I had an interesting conversation last night with my sister-in-law, Amberly (check her out at AmberlyAndRyan.blogspot.com).  We had just enjoyed a delicious meal and I was watching her clean up (remember – I’m lazy :)) and we started talking about motherhood.  Don’t worry, I’m not planning on popping out a little Rubin anytime soon, but talking about the prospect of motherhood is a topic that comes up on a pretty regular basis when we’re hanging out.

Mom Shaking FingerIt was during this conversation that I made a random comment that got me thinking.  A parent is the ultimate manager.  Think about it – as a parent, your ultimate job is to help set your child up for success.  Good managers in business do the same thing.  Now I know that a parent is much more important than a business manager, but I think the goals and skills of good parents and good managers are strikingly similar.  To prove my point, here are 5 reasons why parents are the ultimate managers:

1. They Know How to Motivate

Good managers know how to motivate their staff to get the best performance out of them.  They use a variety of tactics to help motivate their staff, including financial incentives, verbal encouragement, contests and even prizes from time to time.

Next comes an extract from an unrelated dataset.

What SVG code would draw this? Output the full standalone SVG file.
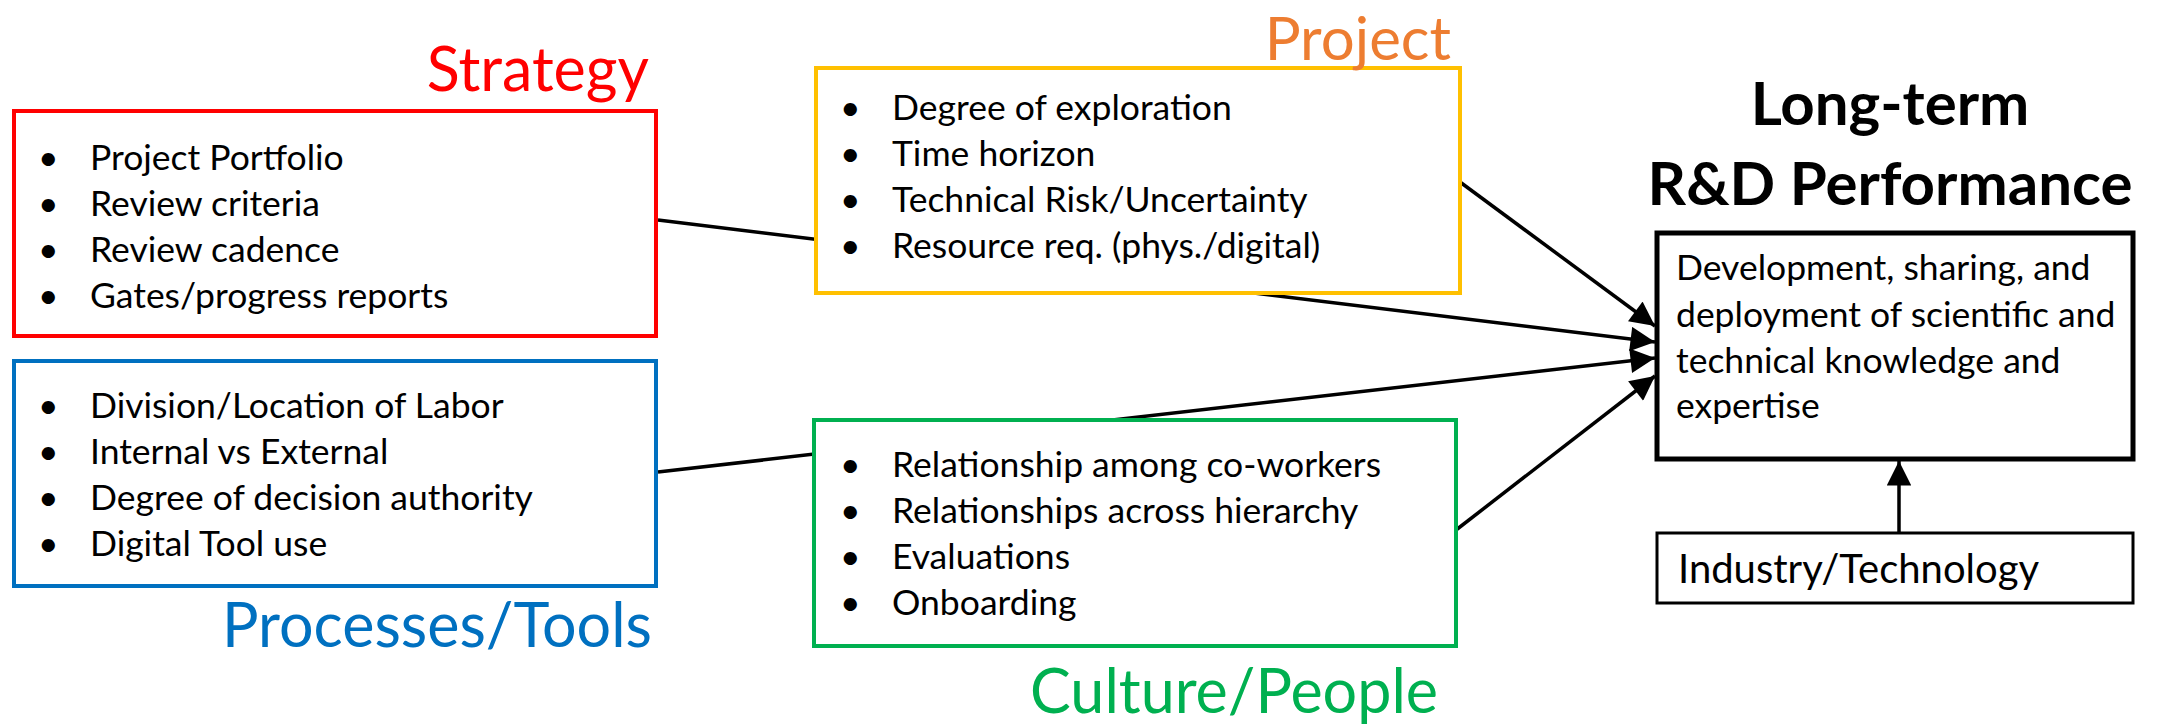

Good parents use many of the same tactics to motivate their children.  A $5 allowance is given to a child who makes his bed and walks the dog every week.  A mother praises her little girl for practicing the piano.  A father challenges his children to a contest of how quickly they can tidy their toys and a good report card might be rewarded with a trip to Chuck E. Cheese.  The tactics to motivate a staff in the workplace and to motivate a child are the exact same.  The incentives are different, but the tactics are the same.

2. They Know When to Delegate

In business, as in life, there are too many daily tasks for one person to take care of.  Those who try to handle everything on their own in either business or life are doomed to failure.  That’s why good managers and good parents know how to delegate.  They retain control of the big decisions, but they teach and instruct others how to take care of the smaller, every day tasks.

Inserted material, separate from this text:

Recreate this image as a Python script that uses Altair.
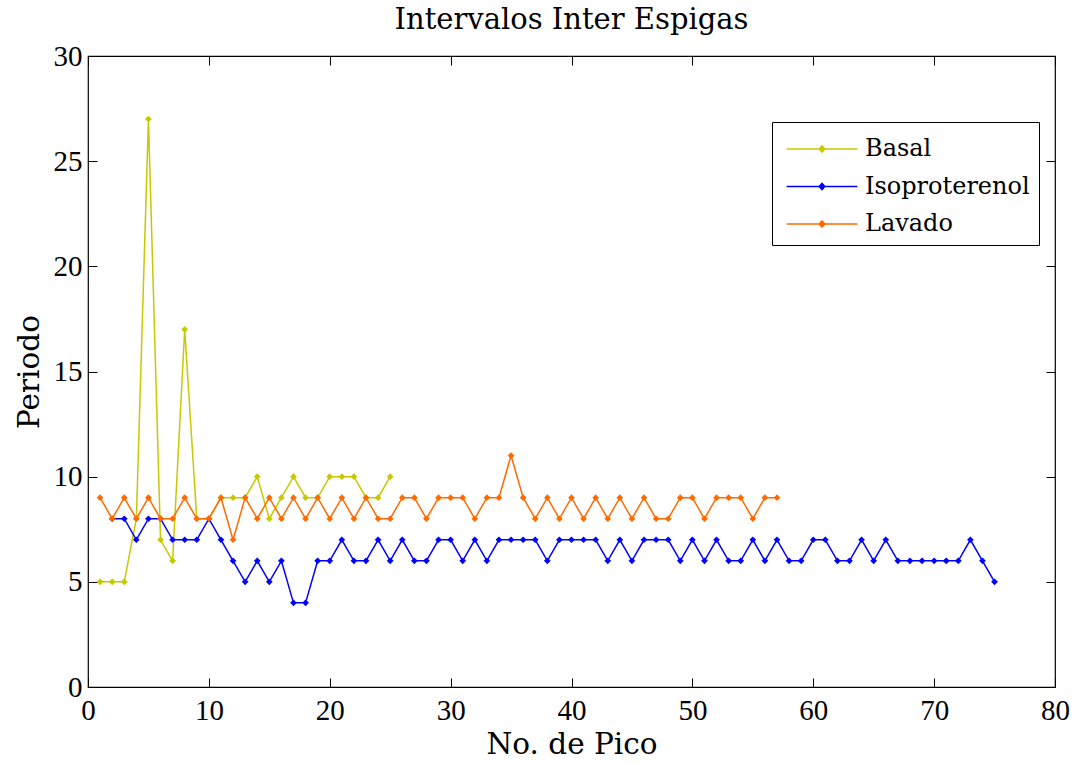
import altair as alt
import pandas as pd

# Inter-spike intervals per peak number for each condition
basal = [5, 5, 5, 8, 27, 7, 6, 17, 8, 8, 9, 9, 9, 10, 8, 9, 10, 9, 9, 10,
         10, 10, 9, 9, 10]
isoproterenol = [8, 8, 7, 8, 8, 7, 7, 7, 8, 7, 6, 5, 6, 5, 6, 4, 4, 6, 6, 7,
                 6, 6, 7, 6, 7, 6, 6, 7, 7, 6, 7, 6, 7, 7, 7, 7, 6, 7, 7, 7,
                 7, 6, 7, 6, 7, 7, 7, 6, 7, 6, 7, 6, 6, 7, 6, 7, 6, 6, 7, 7,
                 6, 6, 7, 6, 7, 6, 6, 6, 6, 6, 6, 7, 6, 5]
lavado = [9, 8, 9, 8, 9, 8, 8, 9, 8, 8, 9, 7, 9, 8, 9, 8, 9, 8, 9, 8,
          9, 8, 9, 8, 8, 9, 9, 8, 9, 9, 9, 8, 9, 9, 11, 9, 8, 9, 8, 9,
          8, 9, 8, 9, 8, 9, 8, 8, 9, 9, 8, 9, 9, 9, 8, 9, 9]

series_names = ["Basal", "Isoproterenol", "Lavado"]
series_colors = ["#c8c800", "#0000ff", "#ff6a00"]
series_values = [basal, isoproterenol, lavado]
series_start = [1, 2, 1]

x_ticks = [0, 10, 20, 30, 40, 50, 60, 70, 80]
y_ticks = [0, 5, 10, 15, 20, 25, 30]

rows = []
for name, vals, start in zip(series_names, series_values, series_start):
    for i, v in enumerate(vals):
        rows.append({"pico": start + i, "periodo": v, "serie": name})
df = pd.DataFrame(rows)

TEXT_FONT = "DejaVu Serif"
NUM_FONT = "Liberation Serif"
W, H = 967, 631
TICK = 9

xs = alt.Scale(domain=[0, 80], nice=False, zero=False)
ys = alt.Scale(domain=[0, 30], nice=False, zero=False)
cs = alt.Scale(domain=series_names, range=series_colors)

legend = alt.Legend(
    title=" ", titleFontSize=2, titlePadding=4,
    orient="none", legendX=684, legendY=66,
    strokeColor="black", fillColor="white", padding=9,
    labelFont=TEXT_FONT, labelFontSize=24, labelColor="black", labelLimit=400,
    symbolType="M-5,0H5M-0.4,0L0,-0.45L0.4,0L0,0.45Z",
    symbolSize=200, symbolStrokeWidth=1.5, symbolOffset=29,
    labelOffset=31, rowPadding=13.5, cornerRadius=0,
)

base = alt.Chart(df)

layers = []
for i, name in enumerate(series_names):
    sub = base.transform_filter(alt.datum.serie == name)
    if i == 0:
        x_axis = alt.Axis(values=x_ticks, title="No. de Pico", grid=False,
                          domain=False, ticks=False, labelPadding=9,
                          labelFlush=False, labelOverlap=False,
                          labelFont=NUM_FONT, labelFontSize=29, labelColor="black",
                          titleFont=TEXT_FONT, titleFontSize=29.5,
                          titleFontWeight="normal", titleColor="black",
                          titlePadding=5, orient="bottom")
        y_axis = alt.Axis(values=y_ticks, title="Periodo", grid=False,
                          domain=False, ticks=False, labelPadding=6,
                          labelFlush=False, labelOverlap=False,
                          labelFont=NUM_FONT, labelFontSize=29, labelColor="black",
                          titleFont=TEXT_FONT, titleFontSize=29.5,
                          titleFontWeight="normal", titleColor="black",
                          titlePadding=9, orient="left")
    else:
        x_axis = None
        y_axis = None
    line = sub.mark_line(strokeWidth=1.5).encode(
        x=alt.X("pico:Q", scale=xs, axis=x_axis),
        y=alt.Y("periodo:Q", scale=ys, axis=y_axis),
        color=alt.Color("serie:N", scale=cs, legend=legend),
    )
    pts = sub.mark_point(shape="diamond", filled=True, size=45, opacity=1).encode(
        x=alt.X("pico:Q", scale=xs, axis=None),
        y=alt.Y("periodo:Q", scale=ys, axis=None),
        color=alt.Color("serie:N", scale=cs, legend=None),
    )
    layers += [line, pts]


def tick_axis(orient, vals):
    return alt.Axis(values=vals, orient=orient, offset=-TICK, tickSize=TICK,
                    tickColor="black", tickWidth=1, labels=False, domain=False,
                    grid=False, title=None)


ticks_bl = base.mark_point(opacity=0).encode(
    x=alt.X("pico:Q", scale=xs, axis=tick_axis("bottom", x_ticks)),
    y=alt.Y("periodo:Q", scale=ys, axis=tick_axis("left", y_ticks)),
)
ticks_tr = base.mark_point(opacity=0).encode(
    x=alt.X("pico:Q", scale=xs, axis=tick_axis("top", x_ticks)),
    y=alt.Y("periodo:Q", scale=ys, axis=tick_axis("right", y_ticks)),
)

chart = alt.layer(*layers, ticks_bl, ticks_tr).resolve_axis(
    x="independent", y="independent"
).properties(
    width=W, height=H,
    title=alt.TitleParams("Intervalos Inter Espigas", font=TEXT_FONT,
                          fontSize=29, fontWeight="normal", color="black",
                          frame="group", anchor="middle", offset=7),
    autosize=alt.AutoSizeParams(type="none"),
    padding={"left": 88, "top": 56, "right": 19, "bottom": 76},
    background="white",
).configure_view(stroke="black", strokeWidth=1.2)

chart.save("out.html", embed_options={"renderer": "svg", "actions": False})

A manager might give the responsibility of pulling daily reports to one of his or her employees.  A mother might turn over the task of feeding a pet to her 7 year old.  In each situation, the child or employee learns something new and the parent or manager lessens the burdens on their plate.

3. They Let People Make Mistakes

An essential part of growth comes from making mistakes and learning from them.  Good managers and good parents both give people the space to make those mistakes so that they can learn on their own.  In business, great success rarely comes by following the norm.  Big successes come when individuals take risks, try new things and push the boundaries.  Good managers cultivate an environment where employees feel safe to take those risks and find those successes.  Mistakes will inevitably be made along the way, but instead of penalizing an employee for a mistake, good managers find a way to help the employee learn from it and move forward.

Good parents do the same thing.  A mother cannot live life for her daughter and a father cannot live it for a son.  Good parents give their children enough freedom to try new things and make decisions for themselves.  All children will make mistakes, but good parents, like good managers, use those mistakes as teaching moments.

4. They Set Boundaries

Even though mistakes are to be expected in business and in life, many mistakes can be avoided if the right boundaries are in place.  The right boundaries leave enough room for growth and learning, but they help minimize the cost if and when a mistake is made.  An example of this in business would be a manager telling an employee to develop an advertising plan.  The manager is hoping that the employee will come up with something creative and unique that will get people excited about their company’s brand.  To minimize the risk, the manager sets a budget of $10,o00.  That budget is the boundary.  The employee has the freedom to test things out and to learn new things, but if things don’t go according to plan, the cost is minimized.

A parent does the same thing.  A father may let his 14 year old girl go to a movie with friends, but before she leaves, he’ll say, “No rated R movies, no drinking, no smoking, no riding in cars with boys and be home by 10 p.m.”  This gives the daughter the freedom to make friends and improve her social skills, but sets some firm boundaries as well.  The daughter may not always stick within the boundaries, but if they are there, she’ll be much less likely to make those big mistakes.

5. They Set People Up For Success

For a manager, when their employees look good, the manager looks good.  People assume that if an employee makes a big sale or brings on a new client, that the manager also had a hand in the success.  Even if the manager did not directly contribute to the win, they gave their employee enough freedom to go out there and make it happen.  Good managers want their employees to succeed both for their own benefit and hopefully for the benefit of the employee as well.

While I am not a parent, I have been told that a child’s success is one of the greatest sources of pride for a parent.  Good grades, a solid career, a happy marriage – those are all things that bring happiness and pride to a parent.  When a child succeeds, a parent gets to share in that success because out of all the people in the world, a parent is the person who helps shape that child the most.  A parent is the person who influences, guides, teaches and challenges their child.

So in that respect, parenting is like management amplified, which absolutely makes a parent the ultimate manager.  What do you think – did I hit the nail on the head or am I way off base?